## start
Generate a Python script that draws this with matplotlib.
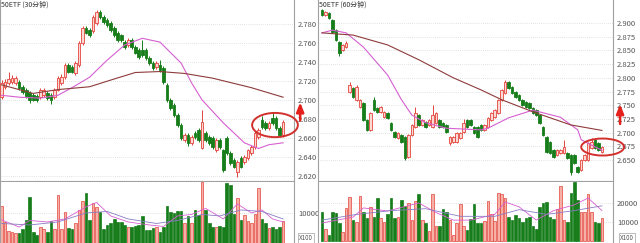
import matplotlib
matplotlib.use("Agg")
import matplotlib.pyplot as plt
from matplotlib.patches import Ellipse

plt.rcParams['font.family'] = ['Noto Sans CJK SC', 'DejaVu Sans']

# ---- 50ETF 30 minute candles (open, high, low, close) ----
l_open = [2.703,2.714,2.718,2.719,2.718,2.719,2.714,2.711,2.707,2.705,
          2.704,2.703,2.705,2.707,2.705,2.703,2.711,2.718,2.724,2.737,
          2.735,2.728,2.737,2.760,2.776,2.774,2.773,2.781,2.793,2.787,
          2.784,2.781,2.776,2.771,2.768,2.761,2.758,2.763,2.756,2.753,
          2.753,2.753,2.744,2.739,2.735,2.737,2.734,2.716,2.700,2.695,
          2.684,2.674,2.658,2.663,2.655,2.665,2.669,2.650,2.665,2.661,
          2.660,2.647,2.658,2.647,2.660,2.644,2.637,2.624,2.639,2.635,
          2.639,2.644,2.651,2.661,2.679,2.676,2.671,2.681,2.681,2.671,
          2.663]
l_high = [2.721,2.722,2.729,2.726,2.725,2.721,2.716,2.713,2.709,2.707,
          2.706,2.713,2.713,2.709,2.707,2.713,2.725,2.727,2.739,2.739,
          2.737,2.741,2.762,2.778,2.778,2.776,2.789,2.795,2.795,2.789,
          2.786,2.783,2.778,2.773,2.770,2.763,2.765,2.765,2.758,2.755,
          2.763,2.755,2.746,2.741,2.741,2.742,2.736,2.718,2.702,2.697,
          2.686,2.676,2.665,2.665,2.663,2.667,2.671,2.690,2.667,2.663,
          2.662,2.660,2.660,2.649,2.662,2.646,2.639,2.637,2.641,2.642,
          2.649,2.653,2.667,2.671,2.683,2.678,2.678,2.687,2.683,2.673,
          2.679]
l_low = [2.701,2.712,2.716,2.717,2.716,2.711,2.706,2.702,2.697,2.699,
         2.698,2.701,2.703,2.700,2.696,2.701,2.709,2.716,2.722,2.728,
         2.728,2.726,2.735,2.758,2.769,2.766,2.771,2.779,2.785,2.780,
         2.777,2.772,2.766,2.761,2.761,2.754,2.756,2.754,2.748,2.743,
         2.745,2.742,2.737,2.732,2.733,2.730,2.717,2.698,2.690,2.682,
         2.672,2.658,2.656,2.652,2.653,2.659,2.656,2.648,2.656,2.653,
         2.649,2.645,2.649,2.624,2.642,2.632,2.628,2.619,2.628,2.633,
         2.637,2.642,2.649,2.659,2.670,2.669,2.669,2.674,2.669,2.661,
         2.661]
l_close = [2.718,2.719,2.722,2.723,2.723,2.713,2.708,2.704,2.700,2.700,
           2.700,2.711,2.711,2.702,2.700,2.711,2.723,2.724,2.737,2.730,
           2.730,2.739,2.760,2.776,2.771,2.768,2.787,2.793,2.787,2.782,
           2.779,2.774,2.768,2.763,2.763,2.756,2.763,2.756,2.750,2.745,
           2.747,2.744,2.739,2.734,2.739,2.732,2.719,2.700,2.692,2.684,
           2.674,2.660,2.663,2.655,2.661,2.661,2.658,2.677,2.658,2.655,
           2.651,2.658,2.651,2.626,2.644,2.634,2.630,2.635,2.630,2.640,
           2.647,2.651,2.665,2.669,2.672,2.671,2.676,2.676,2.671,2.663,
           2.677]
l_vol = [12300,7000,4000,3700,3300,3300,4700,7700,15300,3700,
         2700,5300,4700,3500,7300,4700,16000,4700,10300,5000,
         4700,6700,11000,14000,16700,7700,13300,12000,10300,4700,
         6000,6700,8000,7000,7000,6000,5300,5300,5500,6000,
         9000,4300,4300,5000,5300,3700,5300,12300,10300,10000,
         10700,10700,6700,8900,6700,11000,9400,20300,11000,6700,
         5400,5400,5700,5300,20000,19300,9700,15000,7700,9400,
         7300,6700,9700,18300,8000,6700,5000,5300,4700,5300,
         7300]
# moving averages: (candle index, value)
l_ma_short_idx = [0, 5, 11, 16, 20, 25, 30, 35, 40, 45, 51, 54, 57, 63, 69, 73, 76, 80]
l_ma_short = [2.705, 2.703, 2.702, 2.705, 2.713, 2.724, 2.742, 2.758, 2.765, 2.761,
              2.739, 2.718, 2.700, 2.676, 2.655, 2.649, 2.653, 2.655]
l_ma_long_idx = [0, 5, 9, 16, 25, 31, 38, 45, 52, 60, 71, 80]
l_ma_long = [2.716, 2.711, 2.707, 2.711, 2.714, 2.721, 2.729, 2.730, 2.728, 2.723, 2.713, 2.703]
l_vma1_idx = [0, 5, 8, 13, 18, 24, 27, 31, 36, 42, 46, 50, 54, 58, 63, 67, 71, 74, 77, 80]
l_vma1 = [7700, 5300, 7500, 7000, 8000, 12000, 13500, 9000, 7000, 6000,
          5500, 9000, 9500, 11500, 8000, 13000, 10000, 11000, 8000, 7000]
l_vma2_idx = [0, 8, 16, 24, 30, 36, 44, 50, 57, 62, 68, 74, 80]
l_vma2 = [6500, 6000, 7000, 10000, 10500, 8000, 6500, 7500, 9500, 9000, 11000, 10500, 8000]
l_ticks = [2.62, 2.64, 2.66, 2.68, 2.70, 2.72, 2.74, 2.76, 2.78]

# ---- 50ETF 60 minute candles ----
r_open = [2.924,2.915,2.918,2.906,2.887,2.865,2.851,2.856,2.774,2.781,
          2.760,2.747,2.754,2.723,2.705,2.760,2.745,2.738,2.729,2.736,
          2.718,2.701,2.690,2.696,2.692,2.656,2.696,2.710,2.732,2.714,
          2.719,2.714,2.710,2.718,2.723,2.718,2.714,2.681,2.683,2.683,
          2.690,2.701,2.723,2.723,2.710,2.710,2.714,2.705,2.710,2.723,
          2.729,2.736,2.760,2.772,2.792,2.783,2.774,2.769,2.760,2.756,
          2.754,2.745,2.741,2.732,2.710,2.692,2.683,2.668,2.659,2.663,
          2.663,2.663,2.659,2.659,2.637,2.632,2.650,2.650,2.672,2.686,
          2.681,2.665]
r_high = [2.926,2.922,2.920,2.908,2.889,2.867,2.862,2.868,2.792,2.783,
          2.786,2.762,2.756,2.725,2.738,2.765,2.747,2.749,2.740,2.738,
          2.720,2.703,2.701,2.698,2.694,2.698,2.716,2.747,2.734,2.725,
          2.721,2.725,2.750,2.738,2.725,2.720,2.716,2.694,2.694,2.701,
          2.701,2.725,2.725,2.725,2.712,2.712,2.716,2.716,2.729,2.738,
          2.743,2.762,2.780,2.796,2.794,2.785,2.776,2.771,2.762,2.758,
          2.756,2.747,2.743,2.734,2.712,2.694,2.685,2.670,2.670,2.670,
          2.686,2.665,2.661,2.661,2.639,2.652,2.661,2.683,2.690,2.690,
          2.683,2.676]
r_low = [2.913,2.913,2.907,2.882,2.867,2.840,2.849,2.854,2.772,2.763,
         2.758,2.745,2.721,2.703,2.703,2.739,2.736,2.736,2.727,2.725,
         2.703,2.690,2.688,2.681,2.650,2.654,2.694,2.708,2.712,2.712,
         2.708,2.712,2.708,2.716,2.708,2.708,2.699,2.677,2.681,2.681,
         2.688,2.699,2.708,2.712,2.697,2.690,2.703,2.703,2.708,2.721,
         2.727,2.734,2.758,2.770,2.779,2.770,2.763,2.758,2.748,2.745,
         2.743,2.734,2.730,2.716,2.694,2.663,2.661,2.654,2.657,2.661,
         2.661,2.652,2.622,2.643,2.626,2.630,2.648,2.648,2.670,2.670,
         2.666,2.663]
r_close = [2.915,2.920,2.909,2.884,2.869,2.845,2.860,2.863,2.787,2.765,
           2.783,2.760,2.723,2.705,2.736,2.741,2.738,2.747,2.738,2.727,
           2.705,2.692,2.699,2.683,2.654,2.696,2.714,2.736,2.714,2.723,
           2.710,2.723,2.732,2.736,2.710,2.710,2.701,2.692,2.692,2.699,
           2.699,2.718,2.710,2.714,2.699,2.692,2.705,2.714,2.727,2.736,
           2.741,2.760,2.778,2.792,2.781,2.772,2.765,2.760,2.750,2.747,
           2.745,2.736,2.732,2.718,2.696,2.665,2.663,2.656,2.668,2.668,
           2.674,2.654,2.628,2.645,2.628,2.650,2.659,2.681,2.683,2.672,
           2.668,2.674]
r_vol = [15300,6300,3200,15300,14700,9500,4700,17400,23200,11000,
         10000,23500,15300,12100,17900,12600,22600,12100,10000,14200,
         22600,12100,12600,21600,18400,20000,11000,21000,24700,11000,
         9500,5500,24700,7900,7900,16900,15300,11000,3200,9500,
         19500,7900,5800,11600,19500,9500,9500,10500,21000,14200,
         10500,25300,24700,22600,12500,11000,13700,12100,10000,12100,
         12600,8000,6300,17900,20000,20400,12600,11600,16900,29000,
         11000,10000,25300,31000,21600,15300,15300,24700,15300,10000,
         9500,12100]
r_ma_short_idx = [0, 3, 7, 12, 19, 23, 26, 30, 36, 46, 48, 54, 61, 69, 74, 75, 79, 81]
r_ma_short = [2.882, 2.887, 2.882, 2.856, 2.805, 2.760, 2.732, 2.718, 2.708, 2.705,
              2.708, 2.727, 2.741, 2.728, 2.705, 2.687, 2.674, 2.668]
r_ma_long_idx = [0, 9, 19, 28, 38, 46, 52, 61, 72, 81]
r_ma_long = [2.882, 2.878, 2.860, 2.833, 2.800, 2.778, 2.760, 2.738, 2.714, 2.704]
r_vma1_idx = [0, 9, 12, 19, 28, 33, 38, 43, 50, 53, 57, 62, 67, 73, 77, 81]
r_vma1 = [9500, 12600, 17400, 15800, 20000, 15000, 11000, 11000, 14000, 20500,
          18000, 11000, 16000, 19000, 22600, 16000]
r_vma2_idx = [0, 10, 20, 30, 40, 50, 57, 65, 73, 81]
r_vma2 = [11000, 14000, 16000, 17000, 13000, 13000, 16500, 14000, 16000, 18500]
r_ticks = [2.650, 2.675, 2.700, 2.725, 2.750, 2.775, 2.800, 2.825, 2.850, 2.875, 2.900]

UP_EDGE = '#e2453c'
UP_FACE = '#fcd9d4'
DOWN = '#177d1a'
GRID = '#c8c8c8'
AXC = '#a0a0a0'
TXT = '#555555'

W, H = 640, 243
fig = plt.figure(figsize=(W / 100, H / 100), dpi=100)


def px_axes(x0, y0, x1, y1):
    # pixel box (top-left origin) -> figure axes
    return fig.add_axes([x0 / W, 1 - y1 / H, (x1 - x0) / W, (y1 - y0) / H])


def style(ax, ticks, fmt):
    ax.set_facecolor('white')
    for s in ('top', 'bottom'):
        ax.spines[s].set_visible(False)
    for s in ('left', 'right'):
        ax.spines[s].set_color(AXC)
        ax.spines[s].set_linewidth(0.8)
    ax.yaxis.tick_right()
    ax.set_yticks(ticks)
    ax.set_yticklabels([fmt.format(t) for t in ticks])
    ax.tick_params(axis='y', length=0, pad=3, labelsize=5.5, labelcolor=TXT)
    ax.set_xticks([])
    for t in ticks:
        ax.axhline(t, color=GRID, lw=0.5, ls=(0, (1, 2)), zorder=0)


def draw_panel(ax, axv, o, h, l, c, vol, ms_i, ms, ml_i, ml, v1_i, v1, v2_i, v2,
               ticks, fmt, ylim, vticks, vlim, xlim, title):
    n = len(c)
    for i in range(n):
        up = c[i] >= o[i]
        col = UP_EDGE if up else DOWN
        ax.vlines(i, l[i], h[i], color=col, lw=0.7, zorder=2)
        lo, hi = min(o[i], c[i]), max(o[i], c[i])
        ax.bar(i, max(hi - lo, 0.0008), bottom=lo, width=0.75,
               color=UP_FACE if up else DOWN, edgecolor=col, lw=0.6, zorder=3)
        axv.bar(i, vol[i], width=0.75, color='#f6b0a6' if up else DOWN,
                edgecolor=col, lw=0.5, zorder=2)
    ax.plot(ms_i, ms, color='#d65fd1', lw=0.8, zorder=4)
    ax.plot(ml_i, ml, color='#8e3b3b', lw=0.8, zorder=4)
    axv.plot(v1_i, v1, color='#d65fd1', lw=0.6, zorder=4)
    axv.plot(v2_i, v2, color='#8a7bc4', lw=0.6, zorder=4)

    style(ax, ticks, fmt)
    ax.spines['bottom'].set_visible(True)
    ax.spines['bottom'].set_color(AXC)
    ax.spines['bottom'].set_linewidth(0.8)
    ax.set_ylim(*ylim)
    ax.set_xlim(*xlim)
    ax.text(0.004, 0.995, title, transform=ax.transAxes, ha='left', va='top',
            fontsize=5, color='#333333')

    style(axv, vticks, '{:.0f}')
    axv.set_ylim(*vlim)
    axv.set_xlim(*xlim)


axL = px_axes(0, 0, 294, 181)
axLv = px_axes(0, 182, 294, 243)
axR = px_axes(318, 0, 613, 181)
axRv = px_axes(318, 182, 613, 243)

draw_panel(axL, axLv, l_open, l_high, l_low, l_close, l_vol,
           l_ma_short_idx, l_ma_short, l_ma_long_idx, l_ma_long,
           l_vma1_idx, l_vma1, l_vma2_idx, l_vma2,
           l_ticks, '{:.3f}', (2.6148, 2.8053), [10000], (0, 20300),
           (-0.45, 83.1), '50ETF (30分钟)')
draw_panel(axR, axRv, r_open, r_high, r_low, r_close, r_vol,
           r_ma_short_idx, r_ma_short, r_ma_long_idx, r_ma_long,
           r_vma1_idx, r_vma1, r_vma2_idx, r_vma2,
           r_ticks, '{:.3f}', (2.6117, 2.942), [10000, 20000], (-1000, 31000),
           (-1.15, 84.2), '50ETF (60分钟)')

# red circles around the latest candles
axL.add_patch(Ellipse((77.7, 2.6737), 13.0, 0.0255, fill=False,
                      edgecolor='#d2302c', lw=1.4, zorder=6, clip_on=False))
axR.add_patch(Ellipse((81.2, 2.6737), 12.4, 0.031, fill=False,
                      edgecolor='#d2302c', lw=1.4, zorder=6, clip_on=False))

# red up arrows beside the price scale
for ax, x, y0, y1 in ((axL, 1.021, 0.32, 0.45), (axR, 1.024, 0.30, 0.44)):
    ax.annotate('', xy=(x, y1), xytext=(x, y0), xycoords='axes fraction',
                arrowprops=dict(arrowstyle='-|>,head_width=0.22,head_length=0.55',
                                color='#e3201b', lw=1.8), annotation_clip=False)

# unit boxes under the volume scale
for xp in (306, 627):
    fig.text(xp / W, 1 - 238 / H, 'X100', ha='center', va='center', fontsize=4.5,
             color=TXT, bbox=dict(boxstyle='square,pad=0.15', fc='white',
                                  ec=AXC, lw=0.5))

fig.savefig('out.png', dpi=100, facecolor='white')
## end
**Exercise:**
Restate each line from the start of the listing through the line bearing "plt.rcParams['font.family'] = ['Noto" word for word. Drop the pictures.

**Reply to the task:**
Generate a Python script that draws this with matplotlib.
import matplotlib
matplotlib.use("Agg")
import matplotlib.pyplot as plt
from matplotlib.patches import Ellipse

plt.rcParams['font.family'] = ['Noto Sans CJK SC', 'DejaVu Sans']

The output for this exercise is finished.